■ PROMPT
Your task is to retype the lines from the opening of the material through the line that includes "const pairs = (xs, ys)". Do not copy the pictures.

# Start of SUPPLIED MATERIAL

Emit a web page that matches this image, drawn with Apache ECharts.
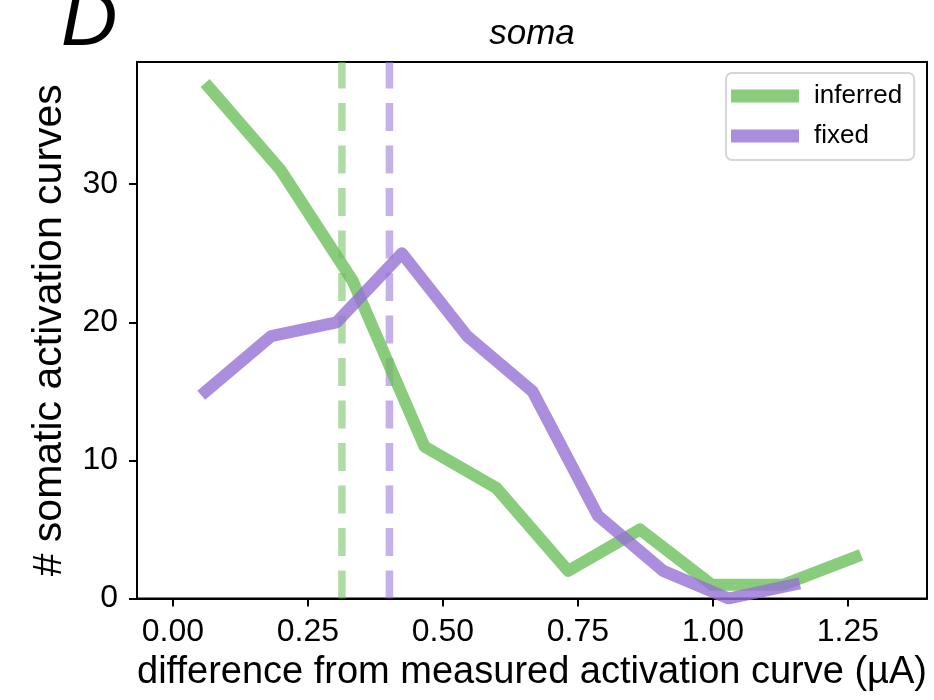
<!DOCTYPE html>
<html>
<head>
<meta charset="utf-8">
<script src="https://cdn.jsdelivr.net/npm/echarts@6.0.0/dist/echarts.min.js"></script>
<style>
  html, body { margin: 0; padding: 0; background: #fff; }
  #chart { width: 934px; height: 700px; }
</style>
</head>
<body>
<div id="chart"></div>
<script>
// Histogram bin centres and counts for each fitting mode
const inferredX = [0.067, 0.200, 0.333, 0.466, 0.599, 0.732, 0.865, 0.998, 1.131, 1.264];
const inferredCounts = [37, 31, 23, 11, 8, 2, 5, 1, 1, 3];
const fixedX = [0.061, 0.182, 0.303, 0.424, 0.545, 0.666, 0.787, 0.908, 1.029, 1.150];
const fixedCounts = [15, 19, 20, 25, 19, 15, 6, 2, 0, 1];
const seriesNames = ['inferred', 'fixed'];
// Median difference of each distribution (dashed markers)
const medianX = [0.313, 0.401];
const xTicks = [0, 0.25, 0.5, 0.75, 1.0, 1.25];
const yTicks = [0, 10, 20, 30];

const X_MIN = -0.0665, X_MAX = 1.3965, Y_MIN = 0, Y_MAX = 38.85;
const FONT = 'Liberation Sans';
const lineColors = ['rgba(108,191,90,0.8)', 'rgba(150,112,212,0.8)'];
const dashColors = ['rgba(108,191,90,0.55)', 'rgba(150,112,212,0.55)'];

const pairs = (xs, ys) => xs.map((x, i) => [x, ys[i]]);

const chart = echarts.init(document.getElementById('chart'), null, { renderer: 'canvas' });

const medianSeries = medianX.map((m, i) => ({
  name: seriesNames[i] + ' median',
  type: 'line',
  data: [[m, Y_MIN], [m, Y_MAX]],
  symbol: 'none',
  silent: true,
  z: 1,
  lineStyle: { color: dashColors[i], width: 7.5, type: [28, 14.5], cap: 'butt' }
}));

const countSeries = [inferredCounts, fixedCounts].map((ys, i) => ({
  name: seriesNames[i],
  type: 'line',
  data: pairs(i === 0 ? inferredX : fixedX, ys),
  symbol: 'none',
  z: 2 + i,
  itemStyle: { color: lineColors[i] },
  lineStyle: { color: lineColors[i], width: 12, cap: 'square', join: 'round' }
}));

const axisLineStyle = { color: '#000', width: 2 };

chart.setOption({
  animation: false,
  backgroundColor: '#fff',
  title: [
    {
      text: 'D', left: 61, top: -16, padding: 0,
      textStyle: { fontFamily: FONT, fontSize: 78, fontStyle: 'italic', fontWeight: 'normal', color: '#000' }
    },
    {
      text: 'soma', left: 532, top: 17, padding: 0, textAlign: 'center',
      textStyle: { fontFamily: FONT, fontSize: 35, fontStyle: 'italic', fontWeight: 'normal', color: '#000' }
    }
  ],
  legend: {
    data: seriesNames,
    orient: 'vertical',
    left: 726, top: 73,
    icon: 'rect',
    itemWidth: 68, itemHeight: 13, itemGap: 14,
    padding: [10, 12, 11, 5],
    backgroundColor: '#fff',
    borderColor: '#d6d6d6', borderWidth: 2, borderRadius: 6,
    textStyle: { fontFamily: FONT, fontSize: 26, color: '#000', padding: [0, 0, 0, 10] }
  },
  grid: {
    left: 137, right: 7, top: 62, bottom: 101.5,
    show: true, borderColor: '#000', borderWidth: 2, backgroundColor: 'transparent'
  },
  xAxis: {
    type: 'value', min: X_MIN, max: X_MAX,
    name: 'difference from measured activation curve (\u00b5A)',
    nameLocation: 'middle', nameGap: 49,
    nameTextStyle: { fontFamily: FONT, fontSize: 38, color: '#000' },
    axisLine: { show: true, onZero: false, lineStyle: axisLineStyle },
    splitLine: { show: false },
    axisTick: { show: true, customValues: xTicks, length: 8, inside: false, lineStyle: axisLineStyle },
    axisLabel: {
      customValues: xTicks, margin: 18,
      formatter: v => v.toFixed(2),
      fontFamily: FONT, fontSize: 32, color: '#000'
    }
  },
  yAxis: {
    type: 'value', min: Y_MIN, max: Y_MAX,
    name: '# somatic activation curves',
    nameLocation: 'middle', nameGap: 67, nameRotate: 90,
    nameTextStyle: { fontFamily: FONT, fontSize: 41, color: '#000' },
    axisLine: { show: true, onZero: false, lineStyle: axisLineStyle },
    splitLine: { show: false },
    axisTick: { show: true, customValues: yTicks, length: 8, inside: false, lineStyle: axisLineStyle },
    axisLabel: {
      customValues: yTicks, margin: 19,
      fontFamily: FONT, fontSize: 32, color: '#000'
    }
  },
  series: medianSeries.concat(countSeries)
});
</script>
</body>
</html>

# End of SUPPLIED MATERIAL

■ RESULT
Emit a web page that matches this image, drawn with Apache ECharts.
<!DOCTYPE html>
<html>
<head>
<meta charset="utf-8">
<script src="https://cdn.jsdelivr.net/npm/echarts@6.0.0/dist/echarts.min.js"></script>
<style>
  html, body { margin: 0; padding: 0; background: #fff; }
  #chart { width: 934px; height: 700px; }
</style>
</head>
<body>
<div id="chart"></div>
<script>
// Histogram bin centres and counts for each fitting mode
const inferredX = [0.067, 0.200, 0.333, 0.466, 0.599, 0.732, 0.865, 0.998, 1.131, 1.264];
const inferredCounts = [37, 31, 23, 11, 8, 2, 5, 1, 1, 3];
const fixedX = [0.061, 0.182, 0.303, 0.424, 0.545, 0.666, 0.787, 0.908, 1.029, 1.150];
const fixedCounts = [15, 19, 20, 25, 19, 15, 6, 2, 0, 1];
const seriesNames = ['inferred', 'fixed'];
// Median difference of each distribution (dashed markers)
const medianX = [0.313, 0.401];
const xTicks = [0, 0.25, 0.5, 0.75, 1.0, 1.25];
const yTicks = [0, 10, 20, 30];

const X_MIN = -0.0665, X_MAX = 1.3965, Y_MIN = 0, Y_MAX = 38.85;
const FONT = 'Liberation Sans';
const lineColors = ['rgba(108,191,90,0.8)', 'rgba(150,112,212,0.8)'];
const dashColors = ['rgba(108,191,90,0.55)', 'rgba(150,112,212,0.55)'];

const pairs = (xs, ys) => xs.map((x, i) => [x, ys[i]]);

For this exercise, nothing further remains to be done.